**Exercise directions:** From the listing below, extract each entry exactly as written, minus the images.

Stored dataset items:

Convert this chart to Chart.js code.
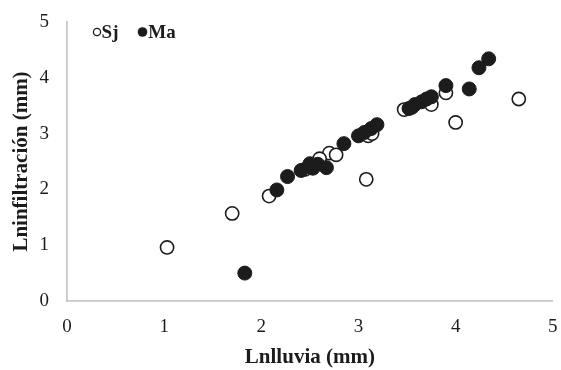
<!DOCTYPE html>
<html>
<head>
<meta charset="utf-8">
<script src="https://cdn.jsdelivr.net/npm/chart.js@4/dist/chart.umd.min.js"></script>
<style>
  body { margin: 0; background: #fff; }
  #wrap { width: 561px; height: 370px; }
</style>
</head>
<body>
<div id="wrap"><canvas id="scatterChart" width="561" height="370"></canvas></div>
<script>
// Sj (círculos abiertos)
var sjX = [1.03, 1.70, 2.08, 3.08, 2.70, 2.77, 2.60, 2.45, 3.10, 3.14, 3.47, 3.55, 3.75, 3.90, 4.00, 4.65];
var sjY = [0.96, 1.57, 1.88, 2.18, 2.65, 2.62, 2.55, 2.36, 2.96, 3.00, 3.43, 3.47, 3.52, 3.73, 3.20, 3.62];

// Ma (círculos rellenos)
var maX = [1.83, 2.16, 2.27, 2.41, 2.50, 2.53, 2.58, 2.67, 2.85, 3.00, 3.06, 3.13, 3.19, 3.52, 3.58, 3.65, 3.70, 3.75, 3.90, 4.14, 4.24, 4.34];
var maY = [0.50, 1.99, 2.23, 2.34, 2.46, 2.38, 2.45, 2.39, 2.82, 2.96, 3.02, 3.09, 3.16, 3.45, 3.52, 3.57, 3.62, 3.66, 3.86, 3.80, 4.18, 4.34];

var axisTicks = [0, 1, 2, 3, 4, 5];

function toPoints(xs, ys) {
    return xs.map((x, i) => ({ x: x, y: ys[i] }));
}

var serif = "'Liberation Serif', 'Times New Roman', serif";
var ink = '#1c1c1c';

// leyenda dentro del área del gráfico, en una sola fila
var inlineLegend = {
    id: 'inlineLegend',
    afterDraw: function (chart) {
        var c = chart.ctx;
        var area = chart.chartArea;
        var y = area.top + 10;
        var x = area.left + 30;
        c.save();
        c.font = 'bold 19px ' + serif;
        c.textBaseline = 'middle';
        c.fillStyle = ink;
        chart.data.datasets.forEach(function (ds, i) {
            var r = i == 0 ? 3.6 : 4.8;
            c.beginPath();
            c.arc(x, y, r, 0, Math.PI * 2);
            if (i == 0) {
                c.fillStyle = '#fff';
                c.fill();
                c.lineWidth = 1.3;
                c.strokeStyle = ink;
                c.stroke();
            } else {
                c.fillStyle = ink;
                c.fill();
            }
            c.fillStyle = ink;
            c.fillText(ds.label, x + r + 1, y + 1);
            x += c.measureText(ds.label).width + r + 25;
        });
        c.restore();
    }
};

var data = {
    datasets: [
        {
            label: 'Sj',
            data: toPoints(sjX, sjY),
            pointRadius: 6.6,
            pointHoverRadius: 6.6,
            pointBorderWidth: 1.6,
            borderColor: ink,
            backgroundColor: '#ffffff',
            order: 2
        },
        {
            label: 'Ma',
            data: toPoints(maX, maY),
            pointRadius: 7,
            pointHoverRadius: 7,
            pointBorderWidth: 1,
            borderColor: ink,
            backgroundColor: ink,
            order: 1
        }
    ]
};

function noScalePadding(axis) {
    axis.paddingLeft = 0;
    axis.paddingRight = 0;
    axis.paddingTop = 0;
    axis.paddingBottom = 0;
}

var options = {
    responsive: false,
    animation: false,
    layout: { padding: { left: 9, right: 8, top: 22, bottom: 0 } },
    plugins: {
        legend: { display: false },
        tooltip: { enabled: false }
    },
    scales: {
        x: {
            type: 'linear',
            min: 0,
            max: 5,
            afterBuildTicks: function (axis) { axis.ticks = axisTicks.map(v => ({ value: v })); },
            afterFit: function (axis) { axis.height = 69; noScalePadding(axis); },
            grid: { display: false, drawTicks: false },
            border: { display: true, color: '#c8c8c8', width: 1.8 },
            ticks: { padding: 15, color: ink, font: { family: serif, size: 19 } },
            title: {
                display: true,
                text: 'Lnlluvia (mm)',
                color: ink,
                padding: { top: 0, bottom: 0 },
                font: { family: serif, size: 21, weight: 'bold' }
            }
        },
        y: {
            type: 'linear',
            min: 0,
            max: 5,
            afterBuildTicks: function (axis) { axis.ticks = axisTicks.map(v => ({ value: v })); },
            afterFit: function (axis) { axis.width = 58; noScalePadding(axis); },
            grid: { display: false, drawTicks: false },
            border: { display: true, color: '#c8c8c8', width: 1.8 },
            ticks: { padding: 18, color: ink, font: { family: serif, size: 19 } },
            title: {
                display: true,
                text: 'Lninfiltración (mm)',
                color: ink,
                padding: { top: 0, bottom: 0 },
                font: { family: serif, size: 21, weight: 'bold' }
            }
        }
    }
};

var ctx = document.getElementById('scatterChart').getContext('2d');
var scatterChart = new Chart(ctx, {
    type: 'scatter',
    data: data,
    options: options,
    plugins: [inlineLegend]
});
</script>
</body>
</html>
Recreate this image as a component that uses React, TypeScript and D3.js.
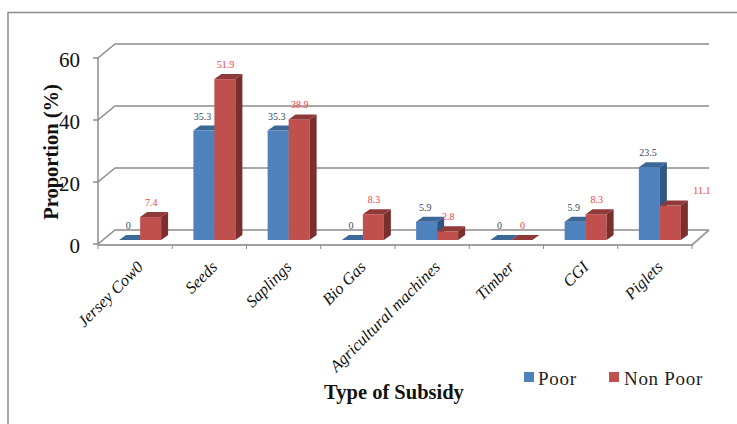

**Expected output:**
Convert this chart to Chart.js code.
<!DOCTYPE html>
<html>
<head>
<meta charset="utf-8">
<script src="https://cdn.jsdelivr.net/npm/chart.js@4/dist/chart.umd.min.js"></script>
<style>
  body { margin: 0; background: #fff; }
  #wrap { width: 561px; height: 370px; }
</style>
</head>
<body>
<div id="wrap"><canvas id="scatterChart" width="561" height="370"></canvas></div>
<script>
// Sj (círculos abiertos)
var sjX = [1.03, 1.70, 2.08, 3.08, 2.70, 2.77, 2.60, 2.45, 3.10, 3.14, 3.47, 3.55, 3.75, 3.90, 4.00, 4.65];
var sjY = [0.96, 1.57, 1.88, 2.18, 2.65, 2.62, 2.55, 2.36, 2.96, 3.00, 3.43, 3.47, 3.52, 3.73, 3.20, 3.62];

// Ma (círculos rellenos)
var maX = [1.83, 2.16, 2.27, 2.41, 2.50, 2.53, 2.58, 2.67, 2.85, 3.00, 3.06, 3.13, 3.19, 3.52, 3.58, 3.65, 3.70, 3.75, 3.90, 4.14, 4.24, 4.34];
var maY = [0.50, 1.99, 2.23, 2.34, 2.46, 2.38, 2.45, 2.39, 2.82, 2.96, 3.02, 3.09, 3.16, 3.45, 3.52, 3.57, 3.62, 3.66, 3.86, 3.80, 4.18, 4.34];

var axisTicks = [0, 1, 2, 3, 4, 5];

function toPoints(xs, ys) {
    return xs.map((x, i) => ({ x: x, y: ys[i] }));
}

var serif = "'Liberation Serif', 'Times New Roman', serif";
var ink = '#1c1c1c';

// leyenda dentro del área del gráfico, en una sola fila
var inlineLegend = {
    id: 'inlineLegend',
    afterDraw: function (chart) {
        var c = chart.ctx;
        var area = chart.chartArea;
        var y = area.top + 10;
        var x = area.left + 30;
        c.save();
        c.font = 'bold 19px ' + serif;
        c.textBaseline = 'middle';
        c.fillStyle = ink;
        chart.data.datasets.forEach(function (ds, i) {
            var r = i == 0 ? 3.6 : 4.8;
            c.beginPath();
            c.arc(x, y, r, 0, Math.PI * 2);
            if (i == 0) {
                c.fillStyle = '#fff';
                c.fill();
                c.lineWidth = 1.3;
                c.strokeStyle = ink;
                c.stroke();
            } else {
                c.fillStyle = ink;
                c.fill();
            }
            c.fillStyle = ink;
            c.fillText(ds.label, x + r + 1, y + 1);
            x += c.measureText(ds.label).width + r + 25;
        });
        c.restore();
    }
};

var data = {
    datasets: [
        {
            label: 'Sj',
            data: toPoints(sjX, sjY),
            pointRadius: 6.6,
            pointHoverRadius: 6.6,
            pointBorderWidth: 1.6,
            borderColor: ink,
            backgroundColor: '#ffffff',
            order: 2
        },
        {
            label: 'Ma',
            data: toPoints(maX, maY),
            pointRadius: 7,
            pointHoverRadius: 7,
            pointBorderWidth: 1,
            borderColor: ink,
            backgroundColor: ink,
            order: 1
        }
    ]
};

function noScalePadding(axis) {
    axis.paddingLeft = 0;
    axis.paddingRight = 0;
    axis.paddingTop = 0;
    axis.paddingBottom = 0;
}

var options = {
    responsive: false,
    animation: false,
    layout: { padding: { left: 9, right: 8, top: 22, bottom: 0 } },
    plugins: {
        legend: { display: false },
        tooltip: { enabled: false }
    },
    scales: {
        x: {
            type: 'linear',
            min: 0,
            max: 5,
            afterBuildTicks: function (axis) { axis.ticks = axisTicks.map(v => ({ value: v })); },
            afterFit: function (axis) { axis.height = 69; noScalePadding(axis); },
            grid: { display: false, drawTicks: false },
            border: { display: true, color: '#c8c8c8', width: 1.8 },
            ticks: { padding: 15, color: ink, font: { family: serif, size: 19 } },
            title: {
                display: true,
                text: 'Lnlluvia (mm)',
                color: ink,
                padding: { top: 0, bottom: 0 },
                font: { family: serif, size: 21, weight: 'bold' }
            }
        },
        y: {
            type: 'linear',
            min: 0,
            max: 5,
            afterBuildTicks: function (axis) { axis.ticks = axisTicks.map(v => ({ value: v })); },
            afterFit: function (axis) { axis.width = 58; noScalePadding(axis); },
            grid: { display: false, drawTicks: false },
            border: { display: true, color: '#c8c8c8', width: 1.8 },
            ticks: { padding: 18, color: ink, font: { family: serif, size: 19 } },
            title: {
                display: true,
                text: 'Lninfiltración (mm)',
                color: ink,
                padding: { top: 0, bottom: 0 },
                font: { family: serif, size: 21, weight: 'bold' }
            }
        }
    }
};

var ctx = document.getElementById('scatterChart').getContext('2d');
var scatterChart = new Chart(ctx, {
    type: 'scatter',
    data: data,
    options: options,
    plugins: [inlineLegend]
});
</script>
</body>
</html>
Recreate this image as a component that uses React, TypeScript and D3.js.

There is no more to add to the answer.